Watch "The Thief" and see if you don't agree, especially in the scenes with the woman. I give it Two Huge Thumbs Up, giving us another Double Huge duo. We've sure found some good ones of late. I trust you're gearing up for Thanksgiving. Our next blog won't be until then, so I might as well mention how strange it will be for me not to share the holiday with Pearl. If you've followed the blog through the years, you might be aware that Thanksgiving was a shared tradition between our families since long before I became her caregiver. The tradition began sometime in the 1980s, when my Mom, Dad and sister would gather at Pearl's cabin on Pine Mountain in Frazier Park. Pearl's daughter Helen would be there, too. It was she who always did all the cooking. I was "doing my own thing" in those days (remember when I used to make Paul Prudhomme Cajun roasts for Thanksgivings at 9032 Rathburn?), so I never went to the cabin, but in 2004 I attended my first Thanksgiving in our two-family tradition, at Pearl's house in Reseda. I missed 2005 cause my Mom was sick, but since 2006 I've spent every Thanksgiving at Pearl's. That's 15 years in a row, the last eleven as her caregiver.

Man do I ever miss that nice lady. Make that two nice ladies, Helen most obviously included. I'll be sad but I'll also feel like both are still with me. Helen is back home in Northern California and I'm sure I'll see her again at some point. Pearl in a sense is much closer. I keep her in my heart and mind, and I'm working on my book. I feel as if she's writing it with me.
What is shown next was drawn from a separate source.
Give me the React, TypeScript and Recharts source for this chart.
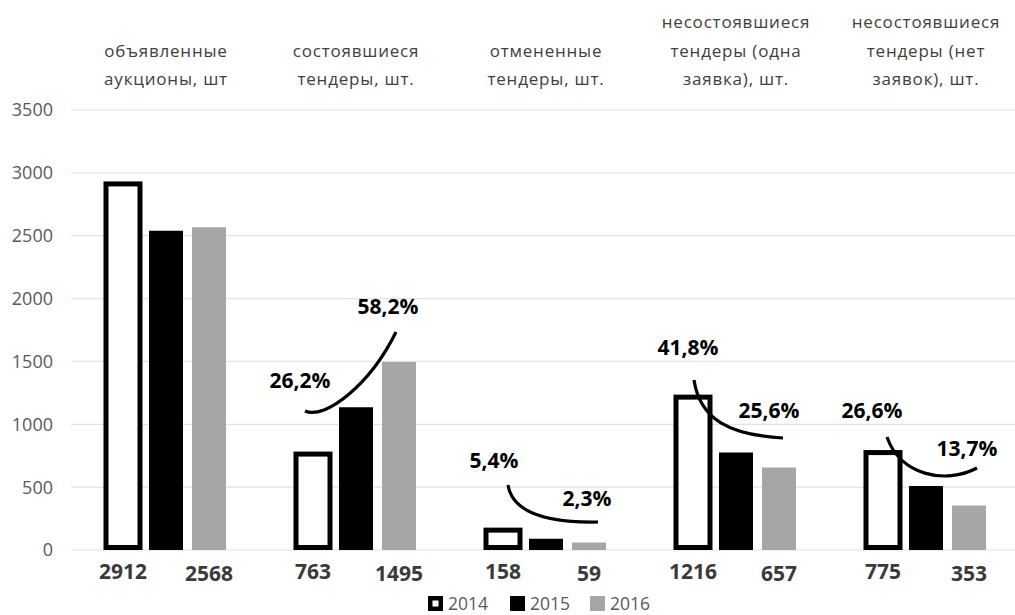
import React from 'react';
import { BarChart, Bar, XAxis, YAxis, CartesianGrid, LabelList } from 'recharts';

// ---- data ----
const categories = [
  'объявленные\nаукционы, шт',
  'состоявшиеся\nтендеры, шт.',
  'отмененные\nтендеры, шт.',
  'несостоявшиеся\nтендеры (одна\nзаявка), шт.',
  'несостоявшиеся\nтендеры (нет\nзаявок), шт.',
];
const values2014 = [2912, 763, 158, 1216, 775];
const values2015 = [2540, 1135, 90, 775, 510];
const values2016 = [2568, 1495, 59, 657, 353];
const yTicks = [0, 500, 1000, 1500, 2000, 2500, 3000, 3500];
const seriesNames = ['2014', '2015', '2016'];

const data = categories.map((name, i) => ({
  name,
  y2014: values2014[i],
  y2015: values2015[i],
  y2016: values2016[i],
}));

const pct = (v: number, base: number) => ((v / base) * 100).toFixed(1).replace('.', ',') + '%';

// ---- annotation layout (pixel offsets from group centre / baseline) ----
const ARC_LAYOUT: Record<number, { arc: number[][]; l1: number[]; l2: number[] }> = {
  1: { arc: [[-51, -139], [-31, -130], [14, -165], [40, -218]], l1: [-56, -170], l2: [32, -244] },
  2: { arc: [[-38, -65], [-34, -40], [-6, -27], [52, -28]], l1: [-52, -90], l2: [41, -52] },
  3: { arc: [[-42, -170], [-36, -130], [-6, -115], [47, -112]], l1: [-48, -203], l2: [33, -140] },
  4: { arc: [[-39, -113], [-26, -75], [19, -65], [51, -82]], l1: [-54, -140], l2: [41, -102] },
};

const FONT = '"Open Sans", "DejaVu Sans", sans-serif';

const getBox = (p: any) => {
  const vb = p.viewBox || {};
  return {
    x: Number(vb.x ?? p.x),
    y: Number(vb.y ?? p.y),
    width: Number(vb.width ?? p.width),
    height: Number(vb.height ?? p.height),
  };
};

const makeValueLabel = (dy: number) => (p: any) => {
  const { x, y, width, height } = getBox(p);
  return (
    <text
      x={x + width / 2}
      y={y + height + dy}
      textAnchor="middle"
      fontSize={21}
      fontWeight={700}
      fill="#3a3a3a"
      fontFamily={FONT}
    >
      {p.value}
    </text>
  );
};

const ShareAnnotation = (p: any) => {
  const idx = Number(p.index);
  const lay = ARC_LAYOUT[idx];
  if (!lay) return null;
  const { x, y, width, height } = getBox(p);
  const cx = x + width / 2;
  const base = y + height;
  const pt = (q: number[]) => `${cx + q[0]},${base + q[1]}`;
  const d = `M${pt(lay.arc[0])} C${pt(lay.arc[1])} ${pt(lay.arc[2])} ${pt(lay.arc[3])}`;
  const t1 = pct(values2014[idx], values2014[0]);
  const t2 = pct(values2016[idx], values2016[0]);
  const txt = (pos: number[], s: string) => (
    <text
      x={cx + pos[0]}
      y={base + pos[1]}
      dy="0.36em"
      textAnchor="middle"
      fontSize={21}
      fontWeight={700}
      fill="#000"
      fontFamily={FONT}
    >
      {s}
    </text>
  );
  return (
    <g>
      <path d={d} fill="none" stroke="#000" strokeWidth={3.2} strokeLinecap="butt" />
      {txt(lay.l1, t1)}
      {txt(lay.l2, t2)}
    </g>
  );
};

const CategoryTick = (props: any) => {
  const { x, y, payload } = props;
  const lines = String(payload.value).split('\n');
  const n = lines.length;
  return (
    <g>
      {lines.map((l, i) => (
        <text
          key={i}
          x={x}
          y={y - 25 - (n - 1 - i) * 28.5}
          textAnchor="middle"
          fontSize={17}
          letterSpacing={0.8}
          fill="#404040"
          fontFamily={FONT}
        >
          {l}
        </text>
      ))}
    </g>
  );
};

const OutlinedBar = (p: any) => {
  const { x, y, width, height } = p;
  if (!(height > 0)) return null;
  const sw = 5;
  return (
    <rect
      x={x}
      y={y}
      width={width}
      height={Math.max(0, height - sw / 2)}
      fill="#fff"
      stroke="#000"
      strokeWidth={sw}
    />
  );
};

const LegendBox = () => {
  const items = [
    { name: seriesNames[0], left: 428, kind: 'outline', color: '#000' },
    { name: seriesNames[1], left: 510, kind: 'solid', color: '#000' },
    { name: seriesNames[2], left: 590, kind: 'solid', color: '#a6a6a6' },
  ];
  return (
    <div style={{ position: 'absolute', left: 0, top: 594, width: 1015, height: 18, fontFamily: FONT }}>
      {items.map((it) => (
        <div
          key={it.name}
          style={{ position: 'absolute', left: it.left, top: 0, display: 'flex', alignItems: 'center', height: 18 }}
        >
          <svg width={15} height={15} style={{ display: 'block' }}>
            {it.kind === 'outline' ? (
              <rect x={2.25} y={2.25} width={10.5} height={10.5} fill="#fff" stroke="#000" strokeWidth={4.5} />
            ) : (
              <rect x={0} y={0} width={15} height={15} fill={it.color} />
            )}
          </svg>
          <span style={{ marginLeft: 5, fontSize: 17.5, color: '#595959', lineHeight: '18px' }}>{it.name}</span>
        </div>
      ))}
    </div>
  );
};

export default function App() {
  return (
    <div
      style={{
        position: 'absolute',
        left: 0,
        top: 0,
        width: 1015,
        height: 615,
        overflow: 'hidden',
        background: '#fff',
        fontFamily: FONT,
      }}
    >
      <BarChart
        width={1022}
        height={615}
        data={data}
        margin={{ top: 0, right: 1, bottom: 65, left: 0 }}
        barSize={34}
        barGap={9}
      >
        <CartesianGrid vertical={false} stroke="#e2e2e2" strokeWidth={1.2} />
        <XAxis
          dataKey="name"
          orientation="top"
          height={110}
          axisLine={false}
          tickLine={false}
          tickSize={0}
          tickMargin={0}
          interval={0}
          tick={<CategoryTick />}
        />
        <YAxis
          width={71}
          domain={[0, 3500]}
          ticks={yTicks}
          axisLine={false}
          tickLine={false}
          tickMargin={12}
          tick={{ fill: '#595959', fontSize: 18, fontFamily: FONT }}
        />
        <Bar dataKey="y2014" name={seriesNames[0]} isAnimationActive={false} shape={<OutlinedBar />}>
          <LabelList dataKey="y2014" content={makeValueLabel(28.5)} />
        </Bar>
        <Bar dataKey="y2015" name={seriesNames[1]} fill="#000" isAnimationActive={false}>
          <LabelList dataKey="y2015" content={ShareAnnotation} />
        </Bar>
        <Bar dataKey="y2016" name={seriesNames[2]} fill="#a6a6a6" isAnimationActive={false}>
          <LabelList dataKey="y2016" content={makeValueLabel(30.5)} />
        </Bar>
      </BarChart>
      <LegendBox />
    </div>
  );
}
We had one heck of a run, and the story of our time together, 11 1/2 years, is gonna make for one heck of a tale. It's interesting to consider that Pearl, as my neighbor, close family friend and Godmother, was "with me" in those ways when I came into the world, and I, as her caregiver, was with her and holding her hand, when she left it. That's really something amazing, I think. 

That's all I know for tonight. I wish you a wonderful Thanksgiving and I send you Tons of Love as always.